The University of Bath have operated a number of meteor radars in the northern and southern hemisphere since around 1999. These commercially produced Skiymet meteor radars are all-sky VHF (Very High Frequency) meteor radar systems. The various instruments have been operated by the University of Bath from October 1999 to present - albeit with some gaps in the data coverage. These were collected in support of a number of research projects - see linked Project records for further details.
The Skiymet radar detects radio scatter from the ionised trails of individual meteors drifting with the winds of the upper mesosphere, mesopause and lower thermosphere. A low-gain transmitter antenna is used to provide broad illumination of the sky. An array of five receiver antennas act as an interferometer to determine the azimuth and zenith angles of individual meteor echoes. Doppler measurements from each meteor determine the radial drift velocity and the meteor is assumed to be a passive tracer of atmospheric flow. The radar typically detects of order a few thousand meteors per day.
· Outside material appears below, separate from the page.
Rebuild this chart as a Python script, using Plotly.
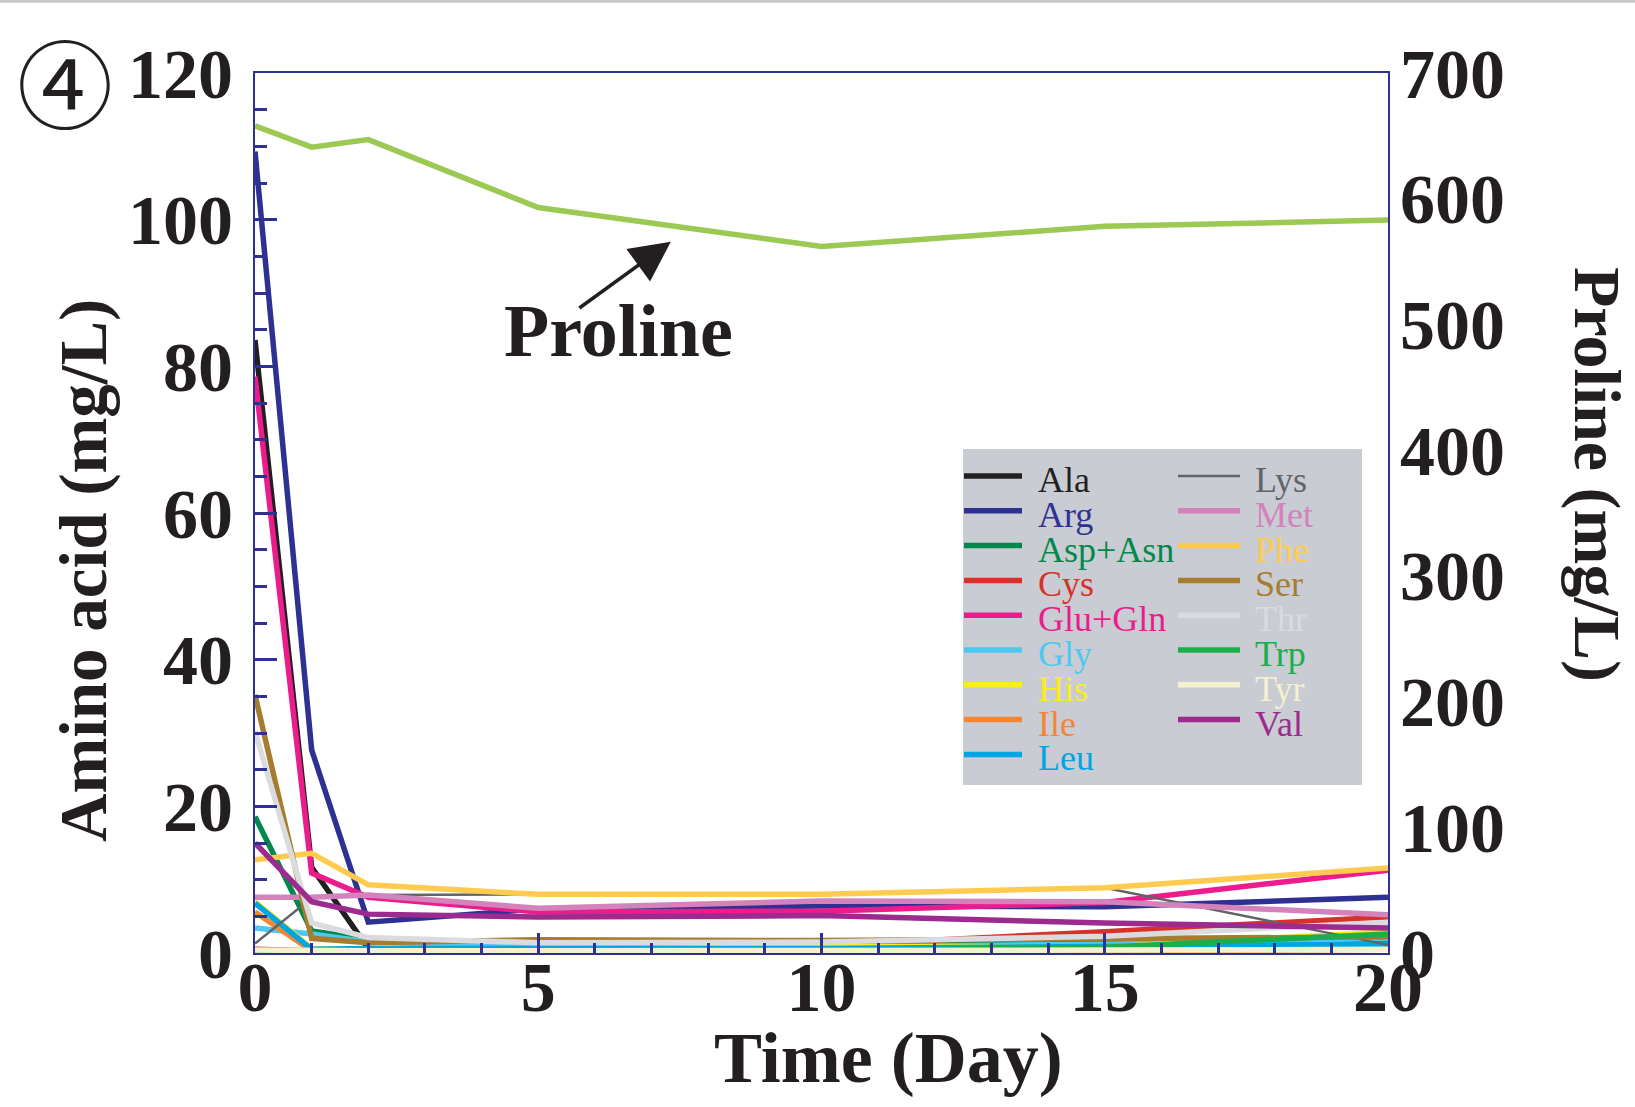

These observations can be used to determine zonal and meridional winds in the mesosphere, mesopause and lower thermosphere at heights of about 80 – 100 km and with height and time resolutions of ~ 3 km and 2 hours.
The radar produces daily “meteor position data” data files (mpd files) recording the details of each individual meteor echo. In normal operation a few thousand individual meteors are detected per day. The key data parameters recorded for each meteor echo include:
1. Date and time of the meteor detection
2. Range to the meteor echo point
3. Height of the meteor echo above the ground
4. Radial drift velocity of the meteor echo and its uncertainty
5. Zenith and azimuth angles of the meteor echo
6. Ambiguity levels in the determined zenith and azimuth angles
7. Decay time of the meteor echo
8. Meteor echo power and S/N ratio
Recordings are made for each individual meteor detected allowing measurements of zonal and meridional wind speeds in the mesosphere and lower thermosphere to be obtained. Meteor count rates vary diurnally and with season, but are usually up to a few thousand meteors per day.